Each plan determines what your employer matches, and is typically a dollar-for-dollar amount up to a certain percentage. For example, if your annual salary is $50,000 and you send 5% of your check to your retirement account, you’d have $2,500 saved. If your employer matches your contributions up to 5%, then you’d have an additional $2,500 for a total of $5,000 per year.

Some employers offer a partial match that isn’t dollar-for-dollar or a lower percentage after a certain threshold. Meanwhile, some employers offer automatic contributions without a matching requirement (though this is less common). That’s why you’ll need to carefully read or discuss your plan options to determine how much you need to contribute to get the maximum match. 
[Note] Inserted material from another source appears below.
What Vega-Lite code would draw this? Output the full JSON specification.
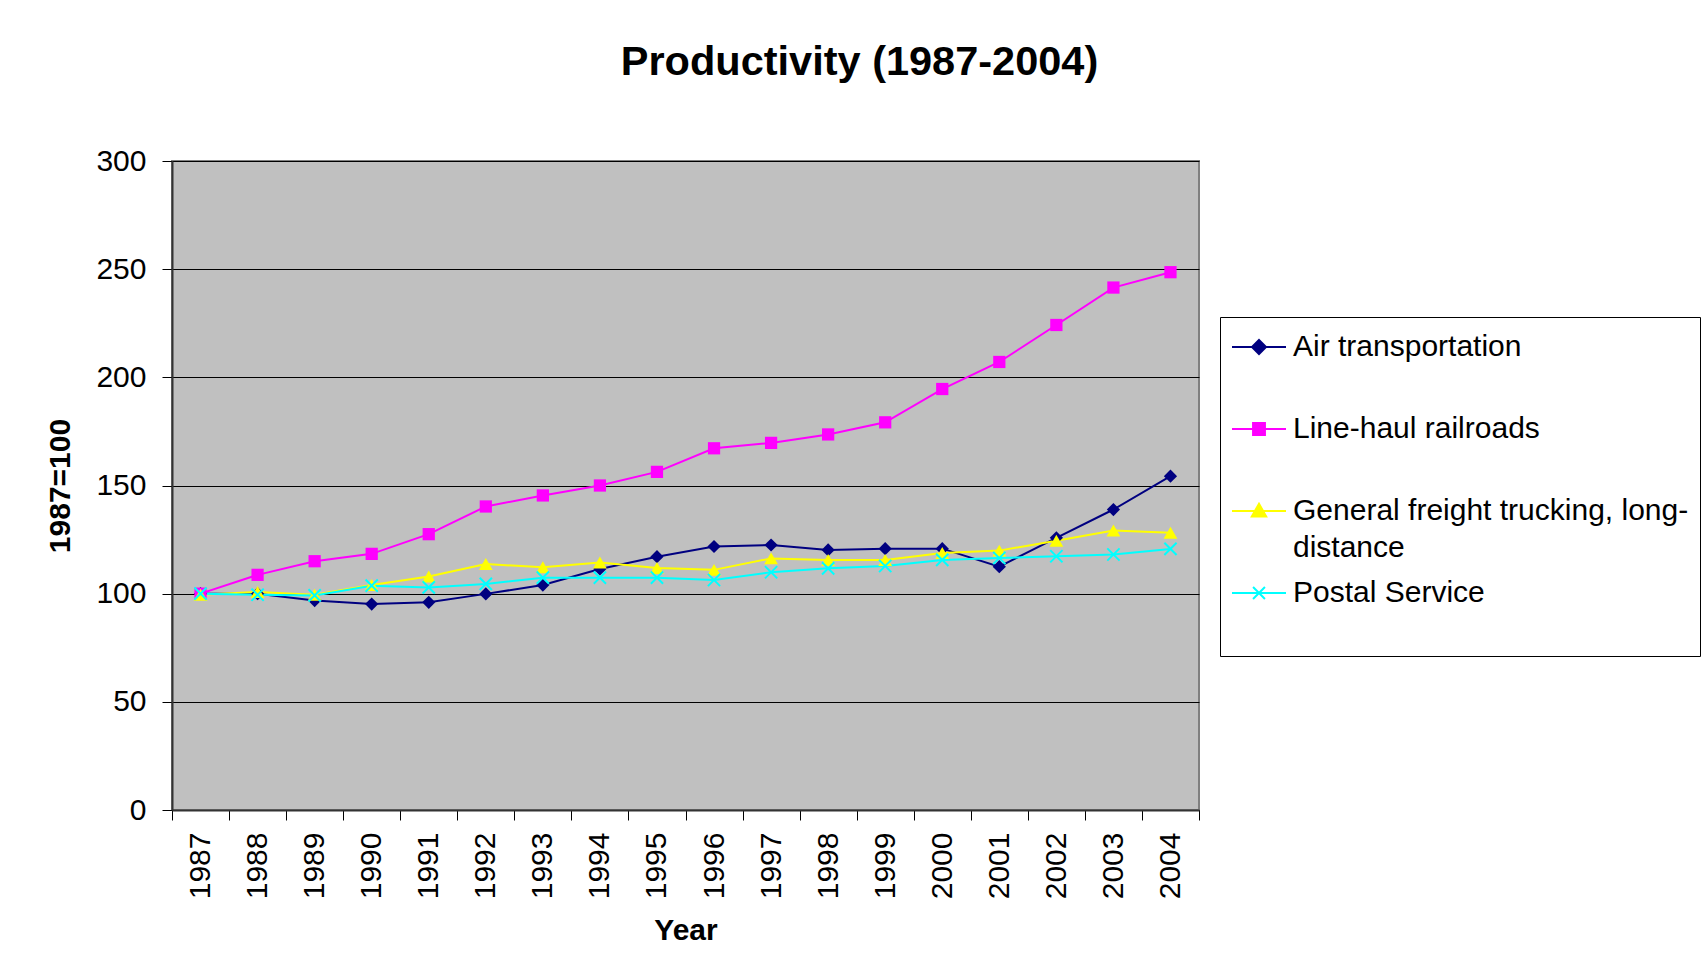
{
  "$schema": "https://vega.github.io/schema/vega-lite/v6.json",
  "width": 1027,
  "height": 649,
  "autosize": {"type": "none"},
  "padding": {"left": 172, "top": 161, "right": 507, "bottom": 166},
  "background": "white",
  "title": {
    "text": "Productivity (1987-2004)",
    "font": "Liberation Sans",
    "fontSize": 41.5,
    "fontWeight": "bold",
    "color": "black",
    "anchor": "middle",
    "dx": 174,
    "offset": 63
  },
  "data": {
    "values": [
      {"year": 1987, "series": "Air transportation", "value": 100},
      {"year": 1988, "series": "Air transportation", "value": 100},
      {"year": 1989, "series": "Air transportation", "value": 96.8},
      {"year": 1990, "series": "Air transportation", "value": 95.2},
      {"year": 1991, "series": "Air transportation", "value": 96},
      {"year": 1992, "series": "Air transportation", "value": 99.9},
      {"year": 1993, "series": "Air transportation", "value": 104},
      {"year": 1994, "series": "Air transportation", "value": 111.4},
      {"year": 1995, "series": "Air transportation", "value": 117.1},
      {"year": 1996, "series": "Air transportation", "value": 121.8},
      {"year": 1997, "series": "Air transportation", "value": 122.5},
      {"year": 1998, "series": "Air transportation", "value": 120.2},
      {"year": 1999, "series": "Air transportation", "value": 120.8},
      {"year": 2000, "series": "Air transportation", "value": 120.8},
      {"year": 2001, "series": "Air transportation", "value": 112.5},
      {"year": 2002, "series": "Air transportation", "value": 125.8},
      {"year": 2003, "series": "Air transportation", "value": 138.9},
      {"year": 2004, "series": "Air transportation", "value": 154.3},
      {"year": 1987, "series": "Line-haul railroads", "value": 100},
      {"year": 1988, "series": "Line-haul railroads", "value": 108.7},
      {"year": 1989, "series": "Line-haul railroads", "value": 115},
      {"year": 1990, "series": "Line-haul railroads", "value": 118.4},
      {"year": 1991, "series": "Line-haul railroads", "value": 127.5},
      {"year": 1992, "series": "Line-haul railroads", "value": 140.3},
      {"year": 1993, "series": "Line-haul railroads", "value": 145.4},
      {"year": 1994, "series": "Line-haul railroads", "value": 150},
      {"year": 1995, "series": "Line-haul railroads", "value": 156.3},
      {"year": 1996, "series": "Line-haul railroads", "value": 167.2},
      {"year": 1997, "series": "Line-haul railroads", "value": 169.7},
      {"year": 1998, "series": "Line-haul railroads", "value": 173.6},
      {"year": 1999, "series": "Line-haul railroads", "value": 179.2},
      {"year": 2000, "series": "Line-haul railroads", "value": 194.6},
      {"year": 2001, "series": "Line-haul railroads", "value": 207.1},
      {"year": 2002, "series": "Line-haul railroads", "value": 224.2},
      {"year": 2003, "series": "Line-haul railroads", "value": 241.5},
      {"year": 2004, "series": "Line-haul railroads", "value": 248.6},
      {"year": 1987, "series": "General freight trucking, long-distance", "value": 99.5},
      {"year": 1988, "series": "General freight trucking, long-distance", "value": 100.8},
      {"year": 1989, "series": "General freight trucking, long-distance", "value": 99.5},
      {"year": 1990, "series": "General freight trucking, long-distance", "value": 104},
      {"year": 1991, "series": "General freight trucking, long-distance", "value": 107.9},
      {"year": 1992, "series": "General freight trucking, long-distance", "value": 113.7},
      {"year": 1993, "series": "General freight trucking, long-distance", "value": 112.2},
      {"year": 1994, "series": "General freight trucking, long-distance", "value": 114.4},
      {"year": 1995, "series": "General freight trucking, long-distance", "value": 111.9},
      {"year": 1996, "series": "General freight trucking, long-distance", "value": 111},
      {"year": 1997, "series": "General freight trucking, long-distance", "value": 116.3},
      {"year": 1998, "series": "General freight trucking, long-distance", "value": 115.6},
      {"year": 1999, "series": "General freight trucking, long-distance", "value": 115.6},
      {"year": 2000, "series": "General freight trucking, long-distance", "value": 118.8},
      {"year": 2001, "series": "General freight trucking, long-distance", "value": 119.9},
      {"year": 2002, "series": "General freight trucking, long-distance", "value": 124.5},
      {"year": 2003, "series": "General freight trucking, long-distance", "value": 129.2},
      {"year": 2004, "series": "General freight trucking, long-distance", "value": 128.2},
      {"year": 1987, "series": "Postal Service", "value": 100},
      {"year": 1988, "series": "Postal Service", "value": 99.5},
      {"year": 1989, "series": "Postal Service", "value": 99.2},
      {"year": 1990, "series": "Postal Service", "value": 103.7},
      {"year": 1991, "series": "Postal Service", "value": 102.9},
      {"year": 1992, "series": "Postal Service", "value": 104.5},
      {"year": 1993, "series": "Postal Service", "value": 107.4},
      {"year": 1994, "series": "Postal Service", "value": 107.4},
      {"year": 1995, "series": "Postal Service", "value": 107.4},
      {"year": 1996, "series": "Postal Service", "value": 106.3},
      {"year": 1997, "series": "Postal Service", "value": 109.9},
      {"year": 1998, "series": "Postal Service", "value": 111.7},
      {"year": 1999, "series": "Postal Service", "value": 112.8},
      {"year": 2000, "series": "Postal Service", "value": 115.6},
      {"year": 2001, "series": "Postal Service", "value": 116.5},
      {"year": 2002, "series": "Postal Service", "value": 117.3},
      {"year": 2003, "series": "Postal Service", "value": 118.1},
      {"year": 2004, "series": "Postal Service", "value": 120.7}
    ]
  },
  "encoding": {
    "x": {"field": "year", "type": "quantitative", "axis": null},
    "y": {"field": "value", "type": "quantitative"},
    "color": {
      "field": "series",
      "type": "nominal",
      "scale": {
        "domain": ["Air transportation", "Line-haul railroads", "General freight trucking, long-distance", "Postal Service"],
        "range": ["#000080", "#FF00FF", "#FFFF00", "#00FFFF"]
      },
      "legend": {
        "title": null,
        "orient": "none",
        "legendX": 1048,
        "legendY": 156,
        "strokeColor": "black",
        "fillColor": "white",
        "padding": 11,
        "rowPadding": 11,
        "labelFont": "Liberation Sans",
        "labelFontSize": 30,
        "labelColor": "black",
        "labelLimit": 1000,
        "labelOffset": 24,
        "symbolSize": 1296,
        "symbolStrokeWidth": 2,
        "labelExpr": "datum.label == 'General freight trucking, long-distance' ? ['General freight trucking, long-', 'distance'] : [datum.label, '']",
        "encoding": {"labels": {"lineHeight": {"value": 37}}}
      }
    }
  },
  "layer": [
    {
      "mark": {"type": "line", "strokeWidth": 2},
      "encoding": {
        "x": {
          "field": "year",
          "type": "quantitative",
          "scale": {"domain": [1986.5, 2004.5], "nice": false, "zero": false},
          "axis": {
            "orient": "bottom",
            "values": [1987, 1988, 1989, 1990, 1991, 1992, 1993, 1994, 1995, 1996, 1997, 1998, 1999, 2000, 2001, 2002, 2003, 2004],
            "format": "d",
            "ticks": false,
            "domain": false,
            "grid": false,
            "labelAngle": -90,
            "labelAlign": "right",
            "labelBaseline": "middle",
            "labelPadding": 22,
            "labelFont": "Liberation Sans",
            "labelFontSize": 30,
            "labelColor": "black",
            "labelFlush": false,
            "labelOverlap": false,
            "title": "Year",
            "titleFont": "Liberation Sans",
            "titleFontSize": 30,
            "titleFontWeight": "bold",
            "titleColor": "black",
            "titlePadding": 17
          }
        },
        "y": {
          "field": "value",
          "type": "quantitative",
          "scale": {"domain": [0, 300], "nice": false},
          "axis": {
            "values": [0, 50, 100, 150, 200, 250, 300],
            "grid": true,
            "gridColor": "black",
            "gridWidth": 1,
            "gridOpacity": 1,
            "domainColor": "#333333",
            "domainWidth": 2,
            "tickColor": "black",
            "tickSize": 10,
            "tickWidth": 1,
            "labelPadding": 16,
            "labelFont": "Liberation Sans",
            "labelFontSize": 30,
            "labelColor": "black",
            "labelFlush": false,
            "title": "1987=100",
            "titleFont": "Liberation Sans",
            "titleFontSize": 30,
            "titleFontWeight": "bold",
            "titleColor": "black",
            "titlePadding": 20
          }
        }
      }
    },
    {
      "transform": [{"filter": "datum.series == 'Air transportation'"}],
      "mark": {"type": "point", "shape": "diamond", "filled": true, "size": 175, "opacity": 1},
      "encoding": {
        "x": {
          "field": "year",
          "type": "quantitative",
          "axis": {
            "orient": "bottom",
            "values": [1986.5, 1987.5, 1988.5, 1989.5, 1990.5, 1991.5, 1992.5, 1993.5, 1994.5, 1995.5, 1996.5, 1997.5, 1998.5, 1999.5, 2000.5, 2001.5, 2002.5, 2003.5, 2004.5],
            "labels": false,
            "grid": false,
            "title": null,
            "ticks": true,
            "tickSize": 10,
            "tickColor": "black",
            "tickWidth": 1,
            "domain": true,
            "domainColor": "#333333",
            "domainWidth": 2
          }
        }
      }
    },
    {
      "transform": [{"filter": "datum.series == 'Line-haul railroads'"}],
      "mark": {"type": "point", "shape": "square", "filled": true, "size": 150, "opacity": 1}
    },
    {
      "transform": [{"filter": "datum.series == 'General freight trucking, long-distance'"}],
      "mark": {"type": "point", "shape": "triangle-up", "filled": true, "size": 190, "opacity": 1}
    },
    {
      "transform": [{"filter": "datum.series == 'Postal Service'"}],
      "mark": {"type": "point", "shape": "M-1,-1L1,1M-1,1L1,-1", "filled": false, "size": 150, "strokeWidth": 2, "opacity": 1}
    },
    {
      "transform": [{"filter": "false"}],
      "mark": {"type": "point", "filled": true, "strokeWidth": 2, "opacity": 1},
      "encoding": {
        "shape": {
          "field": "series",
          "type": "nominal",
          "scale": {
            "domain": ["Air transportation", "Line-haul railroads", "General freight trucking, long-distance", "Postal Service"],
            "range": [
              "M-1,0H2M0.5,-0.39L0.89,0L0.5,0.39L0.11,0Z",
              "M-1,0H2M0.17,-0.33H0.83V0.33H0.17Z",
              "M-1,0H2M0.5,-0.4L0.9,0.3H0.1Z",
              "M-1,0H2M0.17,-0.33L0.83,0.33M0.17,0.33L0.83,-0.33"
            ]
          },
          "legend": {
            "title": null,
            "orient": "none",
            "legendX": 1048,
            "legendY": 156,
            "strokeColor": "black",
            "fillColor": "white",
            "padding": 11,
            "rowPadding": 11,
            "labelFont": "Liberation Sans",
            "labelFontSize": 30,
            "labelColor": "black",
            "labelLimit": 1000,
            "labelOffset": 24,
            "symbolSize": 1296,
            "symbolStrokeWidth": 2,
            "labelExpr": "datum.label == 'General freight trucking, long-distance' ? ['General freight trucking, long-', 'distance'] : [datum.label, '']",
            "encoding": {"labels": {"lineHeight": {"value": 37}}}
          }
        }
      }
    }
  ],
  "resolve": {"axis": {"x": "independent"}},
  "config": {
    "view": {"fill": "#C0C0C0", "stroke": "#808080", "strokeWidth": 2},
    "font": "Liberation Sans"
  }
}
Be sure to find out if there’s a vesting period, which means the employer match may not be fully yours until you’re employed for a certain amount of time, usually measured in years. For example, your company may have a plan in which contributions vest after a number of years (known as a cliff vest). Understanding the vesting schedule is important, because if you leave the company before you’re fully vested, you won’t get the employer match. 

In general, employers automatically contribute matches according to your regular paycheck salary. There are cases, however, when employers offer what’s known as deferred matching on a different schedule. 

Profit sharing is an example of a deferred match that happens outside of a regular schedule. Employers use this form of retirement matching most frequently to incentivize or reward the staff by adding a portion of annual profits to the employees’ retirement accounts. It’s similar to a bonus, only tax-deferred.

How to Know if Your Employer Matches 401(k)

Employers are required to give you a set of documents that explains any benefits offered, including the terms of the 401(k) and any included match. If you don’t have this paperwork, ask your company’s benefits coordinator or human resources (HR) department. Be sure to understand the exact terms of the match such as when it starts and how often it’s delivered to your account. 

Some employers also advertise their match rate on their job listings to attract new employees and retain current ones. Be aware that you might have to enroll once you begin working, or your HR department may automatically put you in your company’s 401(k) plan — and might have an automatic increase applied annually. 

“Many companies today create enrollment in 401(k) plans for new employees so they’re automatically contributing, but it’s critical to know how much you need to contribute beyond the automatic withdrawal to get the full match,” says Heather Winston, certified financial planner and director of financial planning and advice at Principal Financial Group

It’s also a good idea to understand your investment options, and what the defaults are for your account. If you can max out your 401(k), that’s a good thing, but be sure to contribute what works for your budget and overall financial goals

Should You Max Out Employer Matching?

“If your employer offers a match, you should definitely strive to contribute enough to take advantage of the full match. If you don’t, you’re leaving free money on the table,” says O’Donnell. “It adds up over time.” 

Even if you don’t want to max out your 401(k), getting the full employer match helps you save the most and take advantage of all the benefits available to you through your employer. It’s therefore a good idea to at least contribute enough to get whatever your company is willing to match. 

“It’s important to start small and start now because you can always increase the amount you save each year. Even a 1% increase will add up, especially if your company matches those contributions. That puts the power of compounding to work for you,” adds Winston. 

Does Matching Count Towards Contribution Limits?

“The short answer is no,” says Winston. But there’s a separate IRS rule that limits the amount of total contributions to a 401(k) from both the employee and employer combined. 

In 2022, most people can divert up to $20,500 per year to a 401(k) account—$1,000 higher than in 2021. If you’re age 50 or older by year-end, you can add an additional $6,500 in catch-up contributions. 

However, the overall limit from all sources is $61,000 in 2022. That means that no matter who contributes to your account, you can’t exceed that amount for the year. If your employer offers a match in the above scenario, the maximum amount you’d reach is $41,000. It’s therefore unlikely that you’ll exceed the overall contribution limit.

If your company’s 401(k) plan offers a match, try to contribute enough to capture the full amount. From there, you can assess whether you want to contribute above that amount toward your retirement fund.